Sobeys, a unit of Empire Company Limited, is already the No. 2 grocery operator in the country. It said the deal includes 213 grocery stores under the Safeway banner in western Canada, 62 fuel stations, 10 liquor stores, 12 manufacturing facilities and four distribution centers.
That leaves Safeway with about 1,400 supermarkets in the U.S., many of which are in western states. The company, based in Pleasanton operates stores under names including Vons in Southern California and Nevada and Randalls and Tom Thumb in Texas.
“This was an unsolicited offer,” CEO Robert Edwards said in a brief call with analysts after the announcement. He noted that the company believed the offer was “extremely attractive.”
Edwards, who took over as CEO last month, declined to discuss how the sale would affect the company’s strategy for its U.S. business. He said he would field questions on that matter in about five weeks during its next quarterly earnings call.
The deal comes at a time when traditional supermarkets are facing rising competition from big-box retailers like Target, drug store chains and even dollar stores. Kroger Co. has adapted by tweaking store formats and product offerings. But others such as Supervalu have scrambled to keep pace; earlier this year the company sold five of its major grocery chains after struggling for years to turn around its business. Supervalu said it would focus on its Save-A-Lot discount stores, as well as smaller regional chains.
Meanwhile Safeway in the past year has been touting a new loyalty program called “Just For U” as a centerpiece of its plan to beat back competitors and gain market share. Like many other retailers, Safeway believes a sophisticated loyalty program can give it an edge in holding onto customers.
Safeway said proceeds from the deal are expected to be 4 billion Canadian dollars after taxes and expenses. It said proceeds will be used to pay down $2 billion in debt and to buy back stock. It also said some of the proceeds may be used to invest in “growth opportunities.”
After the deal was announced late Wednesday, Fitch affirmed its “BBB-” investment-grade rating on Safeway. The ratings agency noted that the company’s Canadian stores had higher profit margins and that the sale would therefore have a negative impact on Safeway’s operating profitability. It also noted that Safeway had $6.2 billion of debt as of March 23.
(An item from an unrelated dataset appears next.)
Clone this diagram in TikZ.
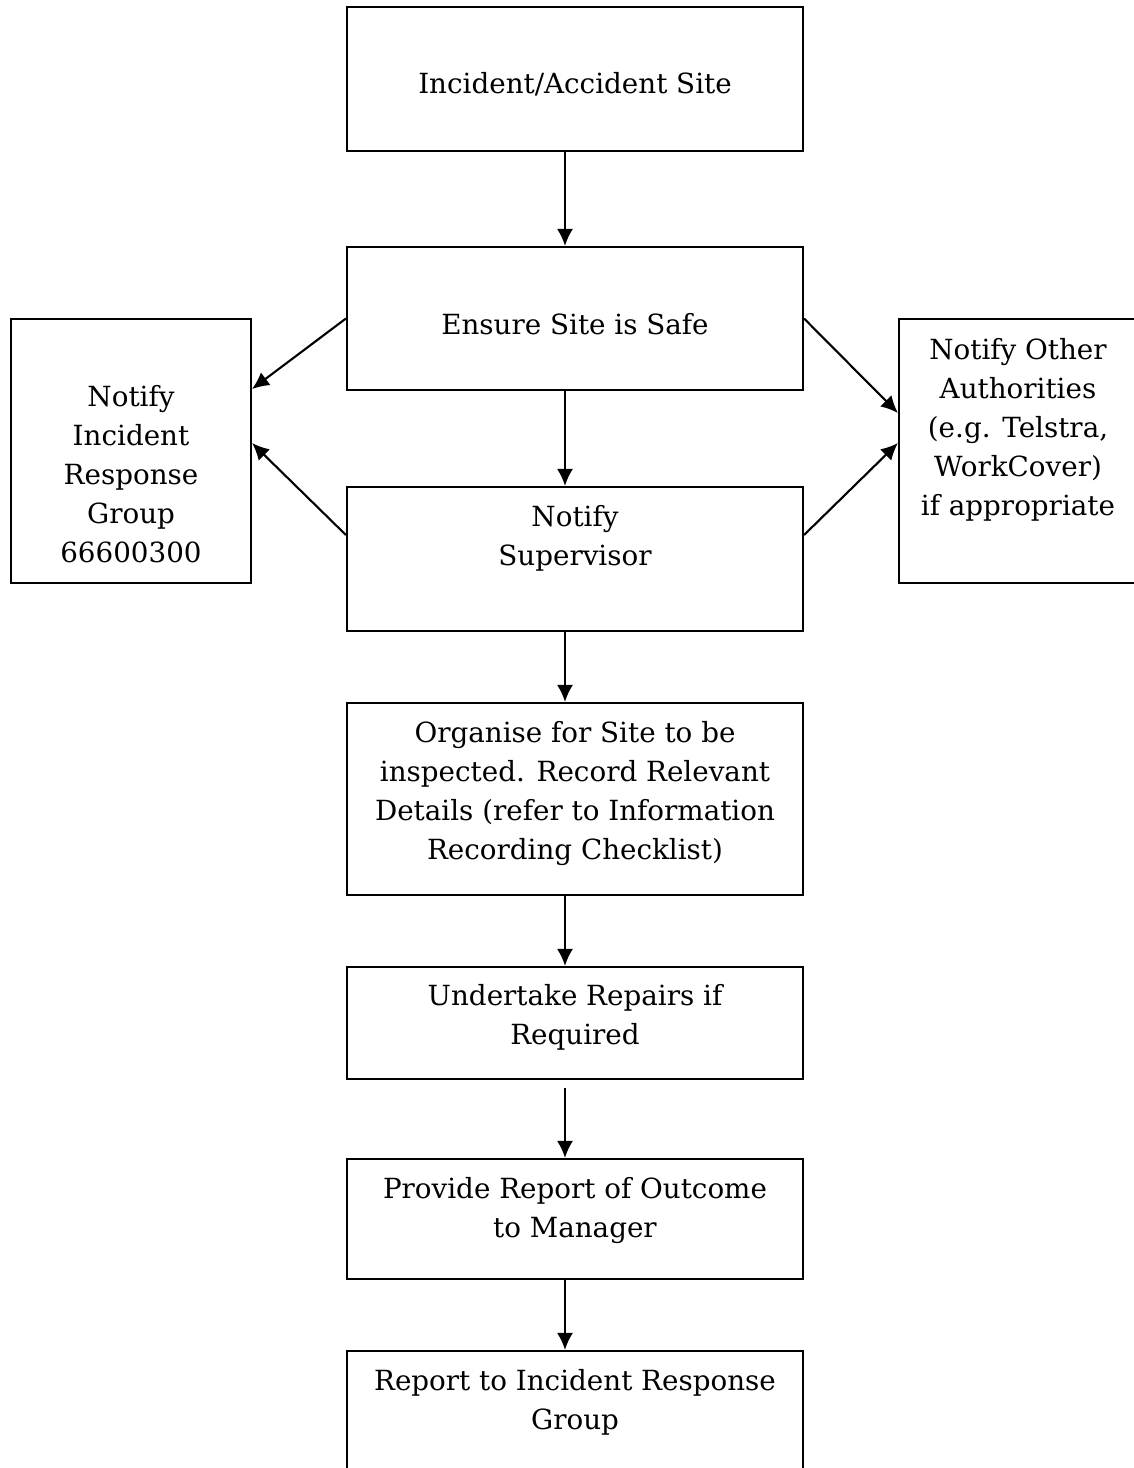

Fitch said Safeway’s U.S. stores had weaker profit margins because of softer sales trends at established stores open at least a year. Safeway’s moves to keep prices low amid competition also impacted margins. Fitch’s rating outlook is negative.
The transaction is expected to close in the fourth quarter and is subject to regulatory approvals.
Safeway shares rose $8.06, or 34.9 percent, to $31.17 in after-hours trading.